If the banks spent $600 million but had to hire people who’d never met a congressional staffer in their life, I wouldn’t worry about them for two seconds. The fact that they can hire pretty much everyone who ever worked for a previous Congress makes this a much more serious problem.

Emphasis added. People make way too big of a deal about how much a given company spends lobbying. The real issue is not how much are groups spending on lobbying, but who is lobbying whom. If you’re America’s Health Insurance Plans and Sen. Max Baucus is leading the health care reform effort in Congress, it makes sense to hire his former chief of staff. If you’re a financial firm or trade group you would want to hire former staffers to Rep. Barney Frank or Sen. Chris Dodd or former members of Congress with relevant experience and connections. The spending number don’t matter, but the numbers of former government employees does.

My colleague Bill Allison wrote an explanation of how useless lobbying spending numbers can be. Different organizations abide by different definitions of lobbying under the law and therefore disclose differing sums of money.

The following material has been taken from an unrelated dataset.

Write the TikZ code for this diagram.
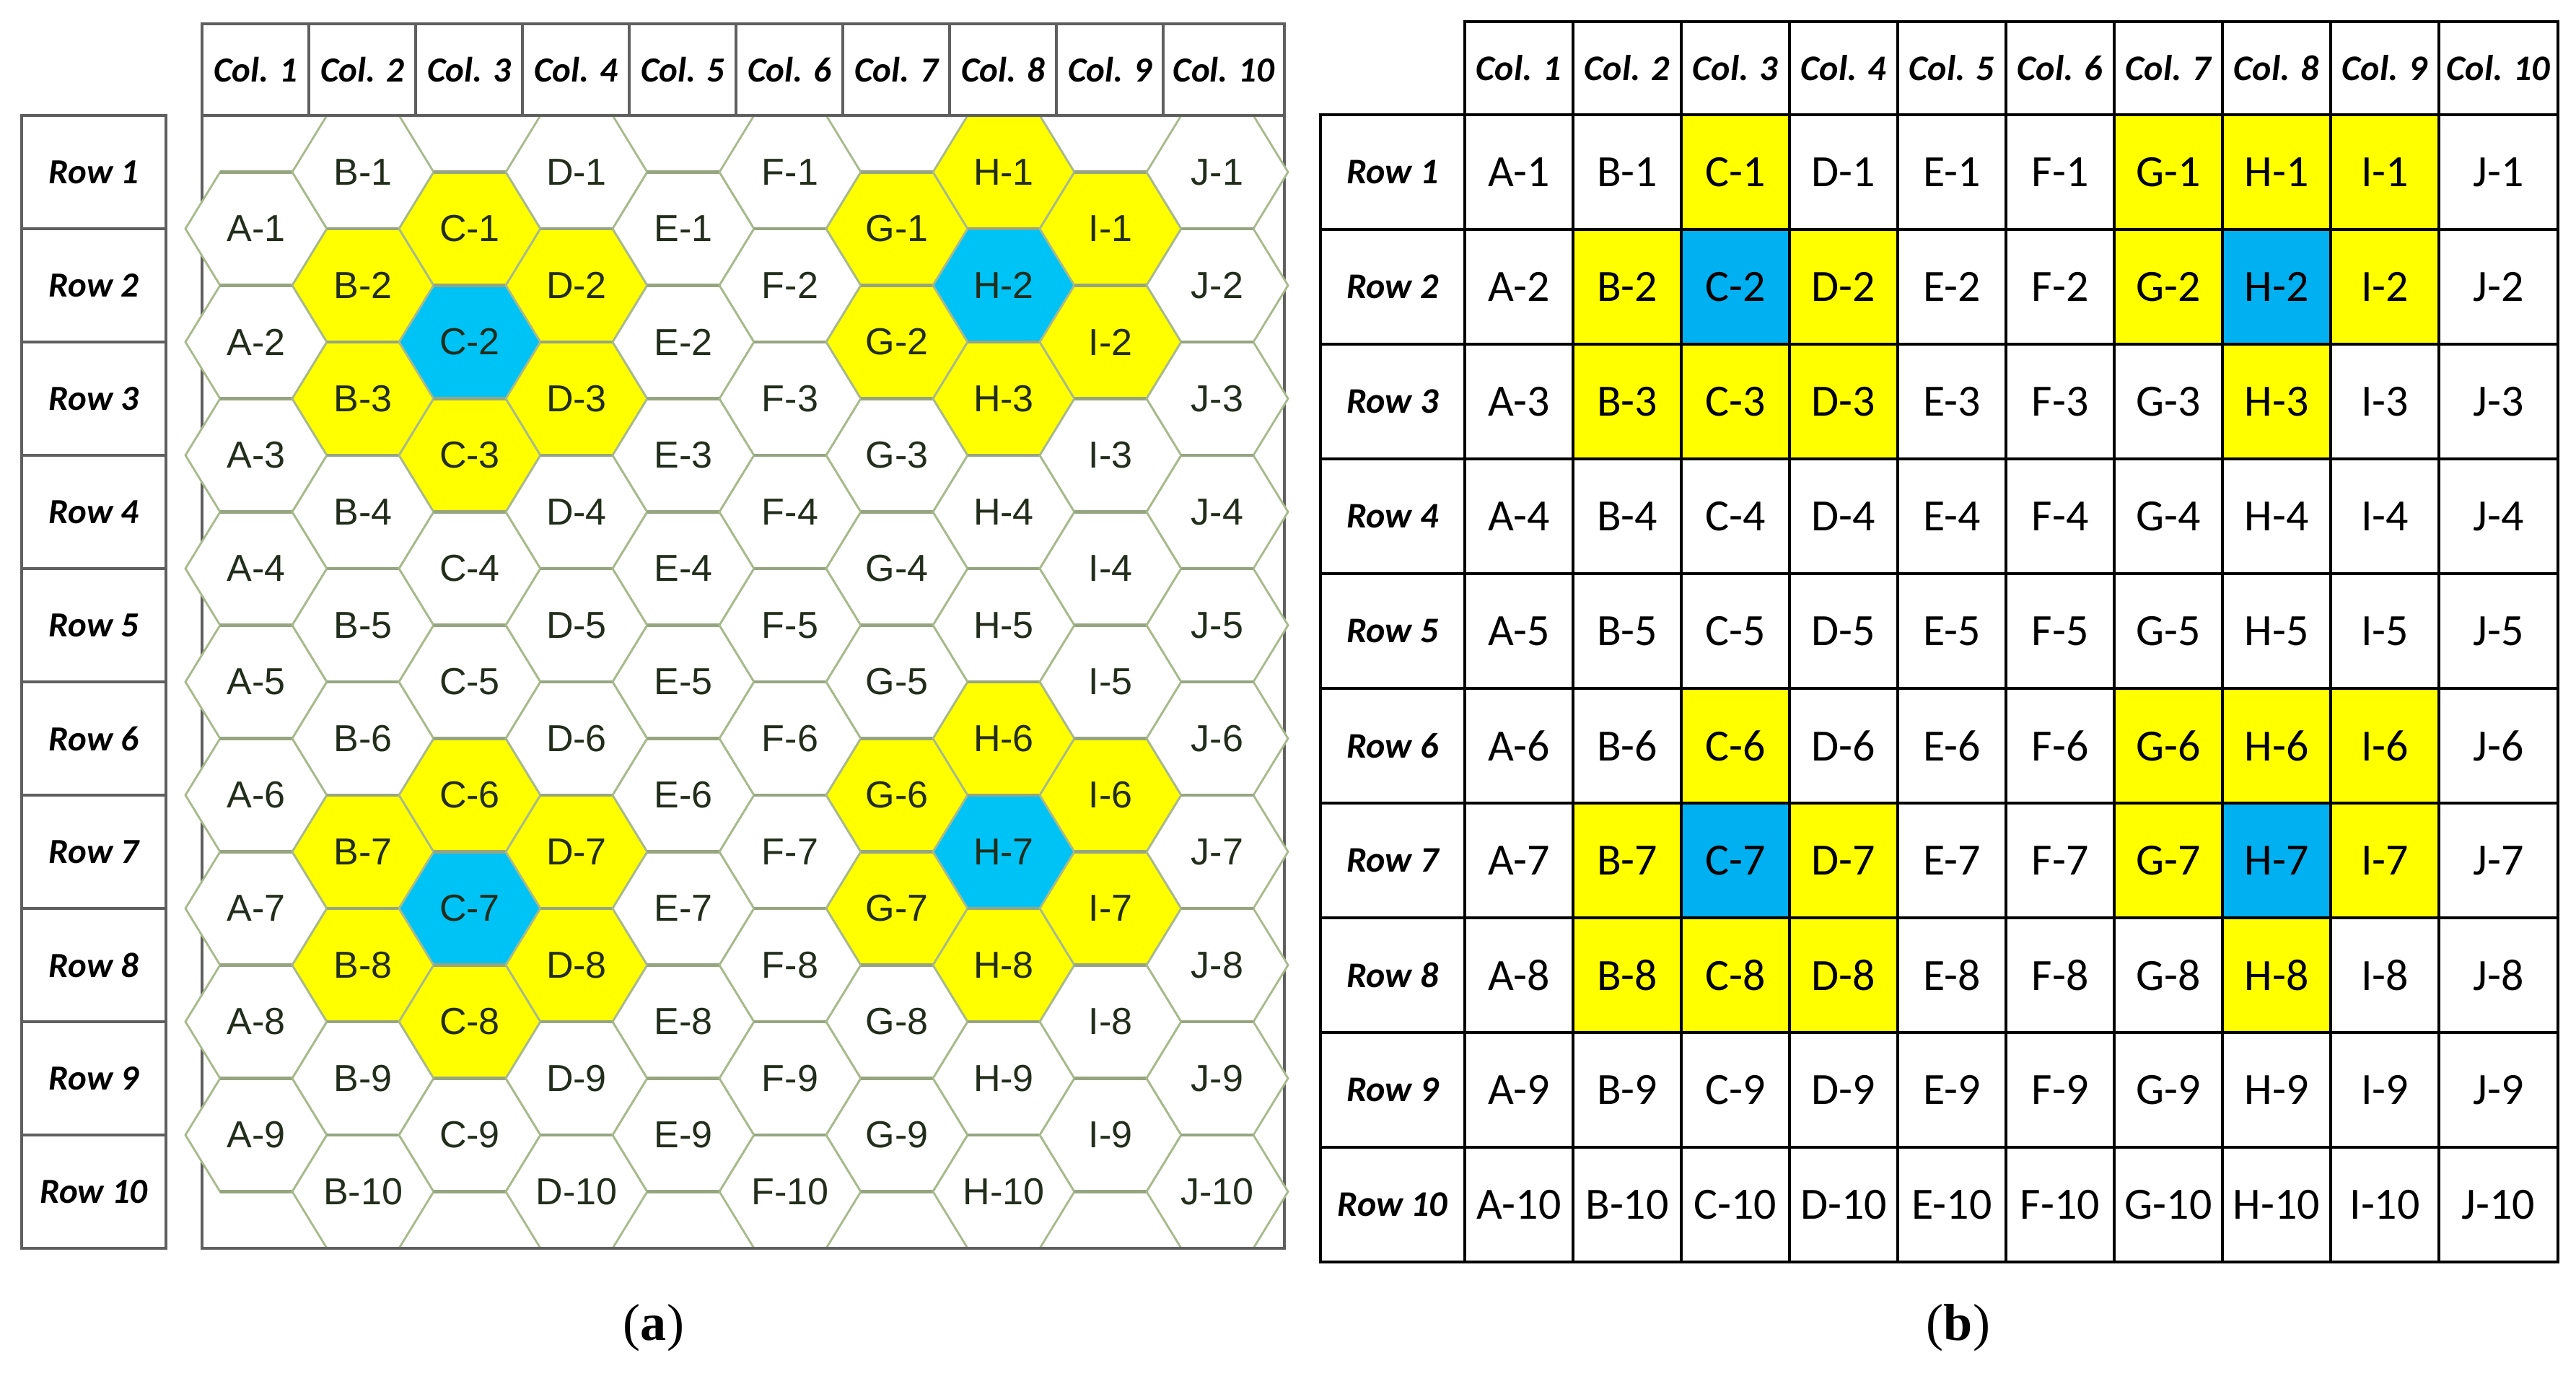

According to Allison, “The Chamber [of Commerce] elects to report how much it spends on lobbying using section 162(e) of the Internal Revenue Code, which says that businesses can’t deduct lobbying expenses and then defines what lobbying is.” That definition includes “any attempt to influence the general public, or segments thereof, with respect to elections, legislative matters, or referendums.” In following this rule the Chamber reports their massive issue advertisement campaigns on their lobbying disclosures. This makes their lobbying disclosures impossible to compare next to another group that does not include this kind of spending in their lobbying disclosures.

If lobbying spending numbers were to actually be useful for the public, expenditures ought to be itemized with a minimum threshold for disclosure. Of course, this raises a whole host of other questions. For now, the key is to focus on the WHO of lobbying, which invariably leads to the WHOM they are lobbying. Disclosure of lobbying contacts is the only way to ease the public anxiety about the casual corruption of social connections in the lobbying profession.